- Given information -
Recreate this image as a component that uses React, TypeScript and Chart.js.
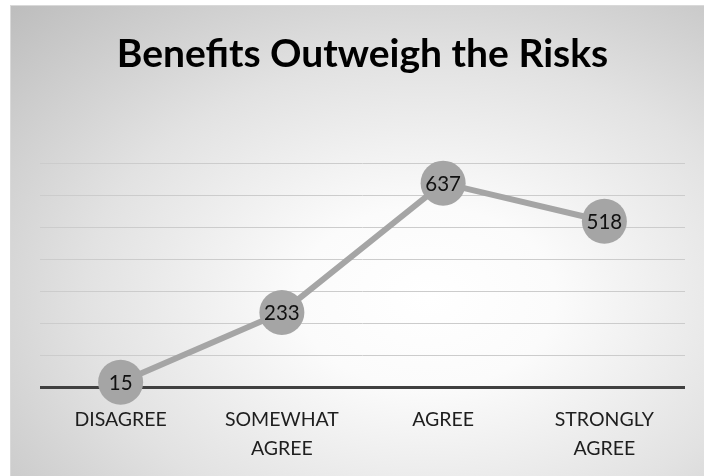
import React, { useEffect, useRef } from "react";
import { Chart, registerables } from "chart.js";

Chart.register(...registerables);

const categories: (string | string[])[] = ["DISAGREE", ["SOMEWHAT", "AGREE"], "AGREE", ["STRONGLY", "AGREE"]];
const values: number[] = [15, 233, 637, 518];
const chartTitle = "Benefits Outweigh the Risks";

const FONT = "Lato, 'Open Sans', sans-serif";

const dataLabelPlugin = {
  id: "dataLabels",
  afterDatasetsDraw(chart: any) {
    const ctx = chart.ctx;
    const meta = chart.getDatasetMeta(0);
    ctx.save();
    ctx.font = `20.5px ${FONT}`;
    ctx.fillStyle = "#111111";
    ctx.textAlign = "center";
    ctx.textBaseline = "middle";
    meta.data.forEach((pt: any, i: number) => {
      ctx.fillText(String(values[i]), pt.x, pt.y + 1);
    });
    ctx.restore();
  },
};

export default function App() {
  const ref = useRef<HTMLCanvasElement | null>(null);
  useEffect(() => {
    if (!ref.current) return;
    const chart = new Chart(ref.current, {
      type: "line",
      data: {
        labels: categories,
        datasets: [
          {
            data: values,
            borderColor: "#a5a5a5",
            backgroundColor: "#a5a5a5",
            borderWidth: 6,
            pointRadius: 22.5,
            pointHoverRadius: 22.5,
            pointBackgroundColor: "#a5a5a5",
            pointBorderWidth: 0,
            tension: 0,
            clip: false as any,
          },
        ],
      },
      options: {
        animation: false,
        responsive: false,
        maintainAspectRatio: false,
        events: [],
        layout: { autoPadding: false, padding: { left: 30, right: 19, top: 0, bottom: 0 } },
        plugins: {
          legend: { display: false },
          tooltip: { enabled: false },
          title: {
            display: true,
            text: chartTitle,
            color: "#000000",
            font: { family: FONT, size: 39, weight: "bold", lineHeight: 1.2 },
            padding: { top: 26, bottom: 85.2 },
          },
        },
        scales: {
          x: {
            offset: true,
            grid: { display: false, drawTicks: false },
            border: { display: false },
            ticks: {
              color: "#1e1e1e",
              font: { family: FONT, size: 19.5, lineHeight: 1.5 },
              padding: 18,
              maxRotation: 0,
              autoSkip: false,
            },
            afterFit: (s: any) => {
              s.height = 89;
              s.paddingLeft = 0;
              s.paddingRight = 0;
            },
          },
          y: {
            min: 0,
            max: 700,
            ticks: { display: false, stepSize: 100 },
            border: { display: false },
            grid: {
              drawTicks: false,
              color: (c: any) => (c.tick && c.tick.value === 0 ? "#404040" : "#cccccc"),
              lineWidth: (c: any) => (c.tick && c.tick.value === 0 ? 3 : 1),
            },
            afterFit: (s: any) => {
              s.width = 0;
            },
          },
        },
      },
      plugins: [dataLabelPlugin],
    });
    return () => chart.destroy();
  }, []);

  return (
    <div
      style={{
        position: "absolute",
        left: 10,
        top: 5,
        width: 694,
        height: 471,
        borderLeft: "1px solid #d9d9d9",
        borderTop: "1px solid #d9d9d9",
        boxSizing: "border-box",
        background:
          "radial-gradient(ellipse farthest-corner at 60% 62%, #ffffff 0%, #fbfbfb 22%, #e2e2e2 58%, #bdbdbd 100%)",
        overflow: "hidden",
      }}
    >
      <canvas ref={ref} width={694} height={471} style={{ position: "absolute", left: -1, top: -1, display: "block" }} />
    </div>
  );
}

- Required task -
Write down only the number of lines that contain the string "React" in the listing.

- Exercise response -
2